Happily, we were to manage both lunch and dinner the next day, although it was the particular charms of Salvador that were to reinvigorate us. They began to unfold at 10am when Jorge, an English speaking guide with an excellent grasp of his city’s extraordinary history and no obvious interest in the usual tourist stops, took us on a three hour walking tour that ended with a speedy descent down the Elevador Lacerda, the city’s landmark lift from the historic city on the cliff tops to the Mercato Modelo by the quayside, where capoeira, the African martial art that has come to symbolise the city along with its music, is practised. From there it was just a 10 minute walk along the sea front to Amado, a highly regarded restaurant which, since it opened on this site two or three years ago, has led to a renaissance of this area.

 

Physically, Amado is a most attractive space, its cube-like interior composed of dark Brazilian hard wood, masses of tropical vegetation inside and outside and one enormous window looking out on to the sparkling sea, where muscular young Brazilians swam. Amado boasts one of the best wine lists in the city and we drank a very fresh 2006 Brazilian Sauvignon Blanc from Villa Francioni. But it was unfortunately the case of a good bottle of wine let down by some rather disappointing food made even less enjoyable by some distinctly languid service.

 

Two places that night were to more than compensate and the bills for cocktails watching the most spectacular sunset and dinner were to come to considerably less than the 340 reais (£110) that our lunch had cost.

 

The first was Cafelier, a narrow coffee house 100 metres from the Convento that serves a dual purpose.
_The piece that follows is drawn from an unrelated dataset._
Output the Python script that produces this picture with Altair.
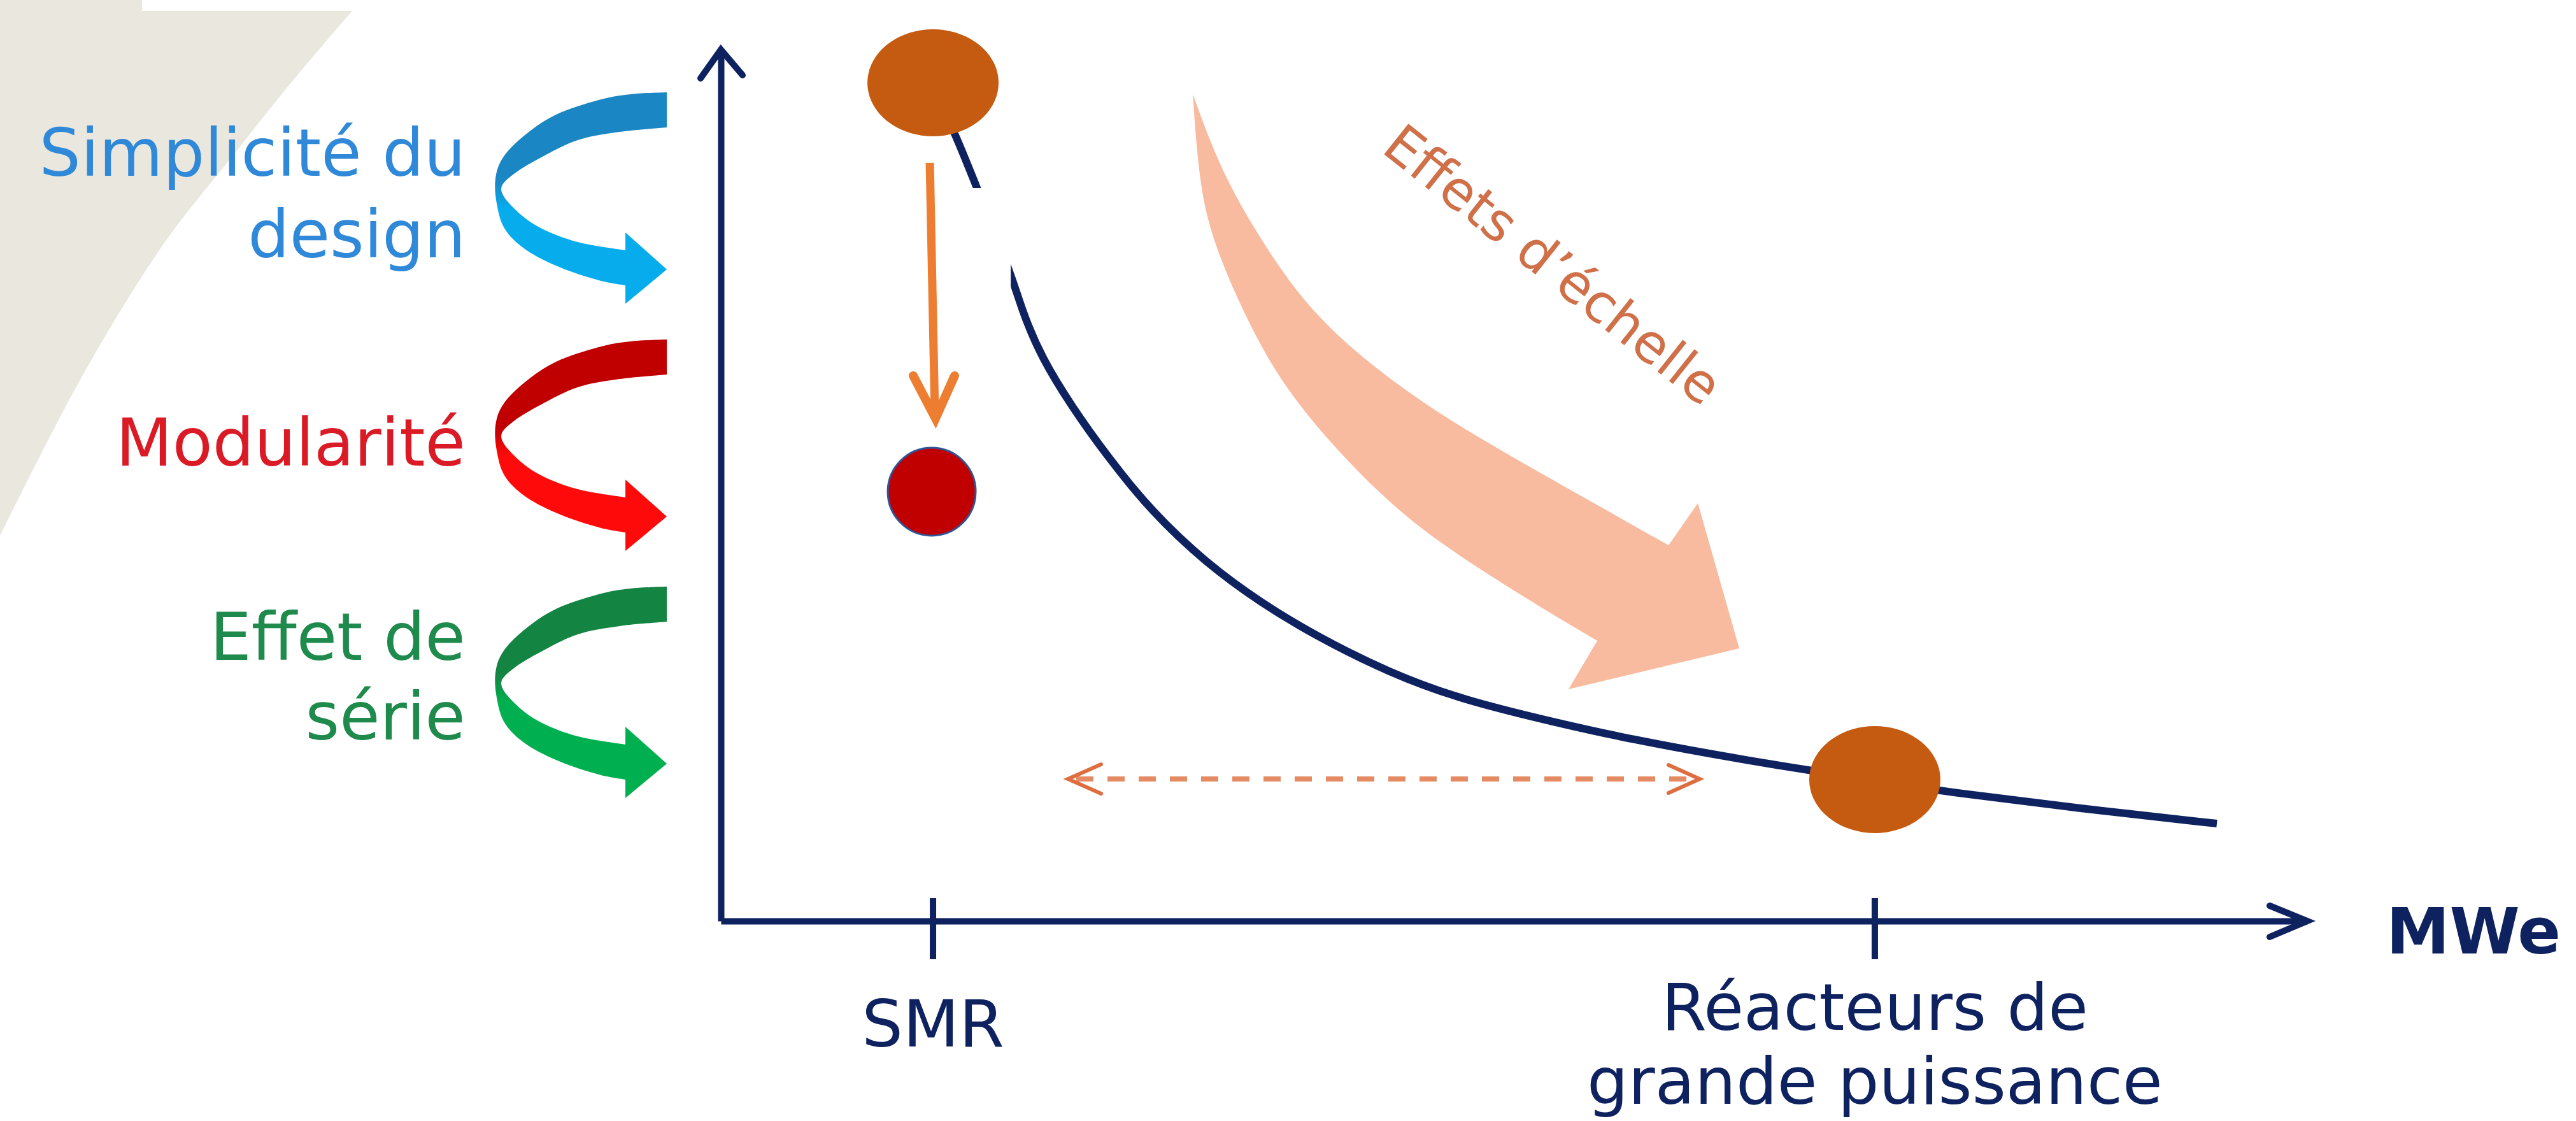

While the front sells jewellery, prints and CDs of the music it plays, there is, past the small kitchen, just room for six ornate tables and a view across the city’s busy harbour. Watching the sun set with caiparinhas, the Brazilian cocktail now on a roll worldwide, costing four reias, and a wonderfully friendly waitress, was pretty close to perfection.

 

And it was only that night, our last in Bahia, that we discovered the place to initiate oneself in its distinctive cooking thanks to Senac, the Brazilian organisation responsible for the training of its country’s apprentices. The Salvador branch is on the notorious Largo do Pelourinho in the historic quarter, where millions of slaves were traded in the 18th century. Above its Gastronomic Museum is a restaurant run by the catering students, under their tutors’ management. The young waitresses, in traditional skirts and headscarves under which their dark eyes flash, look stunning,

 

The restaurant occupies a long room overlooking the city, similar to the sacristies of many of the nearby churches, with some lovely glass light fittings but one that overall has seen better days. But the great advantage for anyone wanting to learn about Bahian cooking and with limited Portuguese is that all the food is laid out on a heated table and labelled in English as well as Portuguese. There is a vast array of food to choose from with each dish cooked both with the traditional palm oil or with olive oil. Highlights included: stewed ray in palm oil; pumpkin puree; a spicy oxtail stew; fish in coconut milk; manioc to add crunch; a dark and sticky local version of coconut ice and myriad preserved and fresh tropical fruits. 

 

With even cheaper caiparinhas our bill came to 110 raies (£33) for three, this simple dinner taught me a lot about Bahian cooking and made me yearn to return.

       

 

Kiaroa, www.kiaroa.com.br

Convento do Carmo, www.pousadas.pt

Amado, www.amadobahia.com.br

Cafelier, www.cafelier.com.br

Paraiso Tropical, 71-3384-7464, a restaurant specialising in bahie's rich diversity of tropical fruits which I was disappointed to miss.